Hi Folks, What is the state of the art when it com...
# general
c
Hi Folks, What is the state of the art when it comes to packaging (fully contained) python applications to run on Windows? We would like to ship our app (which we package into a pex today) to end users on Windows. For Linux and Mac it looks like we can build a scie (with a pex bundled), what's the story on the windows side? Is there a mechanism like PyOxidizer where I can point to a distribution?
p
h
There is work in progress to support pex on windows, and I believe scie already does (or will shortly after that), but I don't have an ETA unfortunately
c
@polite-garden-50641, thank you! However, I think PyOxidizer is not great. It produces these sidecars (and forgive me for the loose use of this word) which are huge.
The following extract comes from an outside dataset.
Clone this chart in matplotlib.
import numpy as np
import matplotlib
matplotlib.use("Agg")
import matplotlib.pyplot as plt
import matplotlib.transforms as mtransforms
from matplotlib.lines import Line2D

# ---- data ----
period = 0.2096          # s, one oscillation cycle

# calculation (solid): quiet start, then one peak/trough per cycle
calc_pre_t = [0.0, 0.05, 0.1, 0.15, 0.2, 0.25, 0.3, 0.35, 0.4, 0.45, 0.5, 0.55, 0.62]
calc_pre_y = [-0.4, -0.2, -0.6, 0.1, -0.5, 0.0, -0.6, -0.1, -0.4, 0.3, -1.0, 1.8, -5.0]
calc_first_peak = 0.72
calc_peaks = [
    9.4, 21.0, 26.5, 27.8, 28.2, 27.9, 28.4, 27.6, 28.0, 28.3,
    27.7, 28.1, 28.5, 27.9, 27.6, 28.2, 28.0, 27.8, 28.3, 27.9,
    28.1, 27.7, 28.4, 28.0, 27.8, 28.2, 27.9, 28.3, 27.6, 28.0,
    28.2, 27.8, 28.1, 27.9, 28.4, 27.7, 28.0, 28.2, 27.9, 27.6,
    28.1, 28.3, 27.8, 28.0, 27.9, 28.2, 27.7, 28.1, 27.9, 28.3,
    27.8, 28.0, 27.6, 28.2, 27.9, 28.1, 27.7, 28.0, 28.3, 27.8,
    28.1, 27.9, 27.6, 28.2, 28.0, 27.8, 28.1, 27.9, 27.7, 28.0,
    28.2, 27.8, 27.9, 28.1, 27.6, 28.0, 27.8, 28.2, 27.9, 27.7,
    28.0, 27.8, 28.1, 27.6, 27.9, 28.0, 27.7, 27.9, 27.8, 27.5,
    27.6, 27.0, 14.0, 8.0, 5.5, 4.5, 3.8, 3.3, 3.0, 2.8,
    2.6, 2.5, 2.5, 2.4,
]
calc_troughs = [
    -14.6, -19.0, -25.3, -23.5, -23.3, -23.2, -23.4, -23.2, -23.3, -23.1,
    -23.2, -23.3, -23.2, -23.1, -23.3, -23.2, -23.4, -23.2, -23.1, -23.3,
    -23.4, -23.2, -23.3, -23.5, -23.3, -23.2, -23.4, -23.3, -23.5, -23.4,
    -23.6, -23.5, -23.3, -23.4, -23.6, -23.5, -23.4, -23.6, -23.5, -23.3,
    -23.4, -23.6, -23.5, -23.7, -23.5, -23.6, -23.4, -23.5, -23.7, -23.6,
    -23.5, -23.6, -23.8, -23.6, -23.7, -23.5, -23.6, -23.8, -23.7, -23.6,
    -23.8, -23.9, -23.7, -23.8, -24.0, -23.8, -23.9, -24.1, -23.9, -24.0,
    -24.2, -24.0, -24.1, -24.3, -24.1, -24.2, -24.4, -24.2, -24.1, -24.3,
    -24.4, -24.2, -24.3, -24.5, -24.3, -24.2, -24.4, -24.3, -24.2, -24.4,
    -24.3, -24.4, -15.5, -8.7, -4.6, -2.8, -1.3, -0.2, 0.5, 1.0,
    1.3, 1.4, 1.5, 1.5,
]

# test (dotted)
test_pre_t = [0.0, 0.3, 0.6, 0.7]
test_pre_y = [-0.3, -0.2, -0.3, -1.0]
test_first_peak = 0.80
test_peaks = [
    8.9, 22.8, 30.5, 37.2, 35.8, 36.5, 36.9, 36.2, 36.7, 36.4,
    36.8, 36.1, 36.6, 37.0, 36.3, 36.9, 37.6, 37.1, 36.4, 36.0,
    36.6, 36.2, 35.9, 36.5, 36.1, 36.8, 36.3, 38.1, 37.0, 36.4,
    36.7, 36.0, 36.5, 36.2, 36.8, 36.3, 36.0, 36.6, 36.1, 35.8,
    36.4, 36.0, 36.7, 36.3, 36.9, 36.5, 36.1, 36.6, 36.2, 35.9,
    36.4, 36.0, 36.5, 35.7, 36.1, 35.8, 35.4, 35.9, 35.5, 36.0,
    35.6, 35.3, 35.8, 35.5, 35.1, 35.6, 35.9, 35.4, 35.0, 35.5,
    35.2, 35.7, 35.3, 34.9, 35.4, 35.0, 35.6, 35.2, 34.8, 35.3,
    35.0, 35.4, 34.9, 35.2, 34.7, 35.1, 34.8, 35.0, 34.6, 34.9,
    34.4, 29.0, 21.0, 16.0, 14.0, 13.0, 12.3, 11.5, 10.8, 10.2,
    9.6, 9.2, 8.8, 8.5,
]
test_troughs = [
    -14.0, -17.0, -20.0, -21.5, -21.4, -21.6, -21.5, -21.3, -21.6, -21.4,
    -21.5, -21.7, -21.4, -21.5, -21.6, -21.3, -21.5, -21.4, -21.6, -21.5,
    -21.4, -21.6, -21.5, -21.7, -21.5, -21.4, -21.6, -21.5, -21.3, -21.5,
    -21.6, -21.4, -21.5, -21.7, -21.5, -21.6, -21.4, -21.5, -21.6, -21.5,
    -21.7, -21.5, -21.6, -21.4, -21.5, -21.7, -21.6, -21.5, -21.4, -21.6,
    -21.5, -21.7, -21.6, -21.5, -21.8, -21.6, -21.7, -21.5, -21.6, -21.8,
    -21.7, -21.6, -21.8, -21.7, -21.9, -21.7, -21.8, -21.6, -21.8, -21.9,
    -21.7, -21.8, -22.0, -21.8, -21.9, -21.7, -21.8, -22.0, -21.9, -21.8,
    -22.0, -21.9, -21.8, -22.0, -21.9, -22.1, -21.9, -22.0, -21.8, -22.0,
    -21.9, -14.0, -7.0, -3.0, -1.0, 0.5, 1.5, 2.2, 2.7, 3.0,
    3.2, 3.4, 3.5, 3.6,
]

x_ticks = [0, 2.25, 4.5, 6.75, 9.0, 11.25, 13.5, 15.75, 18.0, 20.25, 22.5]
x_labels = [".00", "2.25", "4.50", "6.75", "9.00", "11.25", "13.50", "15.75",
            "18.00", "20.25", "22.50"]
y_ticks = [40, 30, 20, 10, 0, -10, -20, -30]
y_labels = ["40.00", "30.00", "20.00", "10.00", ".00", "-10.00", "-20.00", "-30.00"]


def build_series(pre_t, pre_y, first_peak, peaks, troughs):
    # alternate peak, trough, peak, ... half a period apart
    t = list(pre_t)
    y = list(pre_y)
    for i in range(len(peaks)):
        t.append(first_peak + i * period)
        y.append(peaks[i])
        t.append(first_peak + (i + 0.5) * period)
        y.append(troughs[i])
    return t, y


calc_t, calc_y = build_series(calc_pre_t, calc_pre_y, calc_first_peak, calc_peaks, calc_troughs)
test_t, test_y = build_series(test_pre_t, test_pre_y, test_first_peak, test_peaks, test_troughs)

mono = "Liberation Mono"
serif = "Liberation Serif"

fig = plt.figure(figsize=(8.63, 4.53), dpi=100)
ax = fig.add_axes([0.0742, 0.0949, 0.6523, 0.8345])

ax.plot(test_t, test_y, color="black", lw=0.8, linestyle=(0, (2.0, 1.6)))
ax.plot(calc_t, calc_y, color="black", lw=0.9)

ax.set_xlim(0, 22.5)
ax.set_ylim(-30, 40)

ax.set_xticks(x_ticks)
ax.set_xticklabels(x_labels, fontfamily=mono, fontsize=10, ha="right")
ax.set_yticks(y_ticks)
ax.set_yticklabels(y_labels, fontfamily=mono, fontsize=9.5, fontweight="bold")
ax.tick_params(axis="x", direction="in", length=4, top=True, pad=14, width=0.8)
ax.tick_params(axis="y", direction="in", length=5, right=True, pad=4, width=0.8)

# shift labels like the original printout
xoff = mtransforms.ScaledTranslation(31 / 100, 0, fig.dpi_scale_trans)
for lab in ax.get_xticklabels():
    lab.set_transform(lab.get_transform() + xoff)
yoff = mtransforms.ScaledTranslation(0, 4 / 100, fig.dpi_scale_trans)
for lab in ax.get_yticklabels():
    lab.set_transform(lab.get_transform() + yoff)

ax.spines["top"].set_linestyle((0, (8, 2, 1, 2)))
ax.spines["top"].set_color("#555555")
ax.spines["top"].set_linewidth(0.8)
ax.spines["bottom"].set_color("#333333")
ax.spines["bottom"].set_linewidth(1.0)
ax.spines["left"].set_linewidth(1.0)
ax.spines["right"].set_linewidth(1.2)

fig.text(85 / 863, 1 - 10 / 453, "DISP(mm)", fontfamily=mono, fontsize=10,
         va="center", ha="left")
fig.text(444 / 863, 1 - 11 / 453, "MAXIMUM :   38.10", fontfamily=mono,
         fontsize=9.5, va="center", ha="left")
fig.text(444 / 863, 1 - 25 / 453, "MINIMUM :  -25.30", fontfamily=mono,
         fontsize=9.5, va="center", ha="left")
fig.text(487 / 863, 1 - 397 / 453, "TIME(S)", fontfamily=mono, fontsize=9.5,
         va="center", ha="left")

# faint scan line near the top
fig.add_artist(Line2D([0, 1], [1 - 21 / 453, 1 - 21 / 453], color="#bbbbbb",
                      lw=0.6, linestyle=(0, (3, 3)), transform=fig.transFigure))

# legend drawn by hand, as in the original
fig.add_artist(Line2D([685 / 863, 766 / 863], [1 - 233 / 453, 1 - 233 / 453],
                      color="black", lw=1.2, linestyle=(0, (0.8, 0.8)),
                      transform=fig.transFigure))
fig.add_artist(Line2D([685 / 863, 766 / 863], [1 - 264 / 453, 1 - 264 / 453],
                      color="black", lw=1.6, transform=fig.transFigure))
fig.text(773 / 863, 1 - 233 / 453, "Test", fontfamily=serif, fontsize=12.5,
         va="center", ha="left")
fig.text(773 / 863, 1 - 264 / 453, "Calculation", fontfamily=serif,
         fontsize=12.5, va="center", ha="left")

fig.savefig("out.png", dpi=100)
I pointed it out here for Numpy: https://pantsbuild.slack.com/archives/C046T6T9U/p1677792637951899?thread_ts=1677705743.828699&cid=C046T6T9U
Thanks @happy-kitchen-89482! That would be great if scie already supports pex on windows. I haven't tried it and assumed it wont work as pex is not supported on windows. Any option outside the pex world but in the pants realm? PyInstaller worked but again was producing large deps.
e
The scie jump has supported Windows since its 1st public release in November 2022: https://github.com/a-scie/jump/releases/tag/v0.1.10 From that day on you could ship native Windows Python executables using scie-jump + Python Build Standalone + (for example) shiv. As soon as Pex gains Windows support, you can switch from shiv or handcrafted zips to Pex.
c
Thanks @enough-analyst-54434 ! Super helpful, shall give shiv a try then.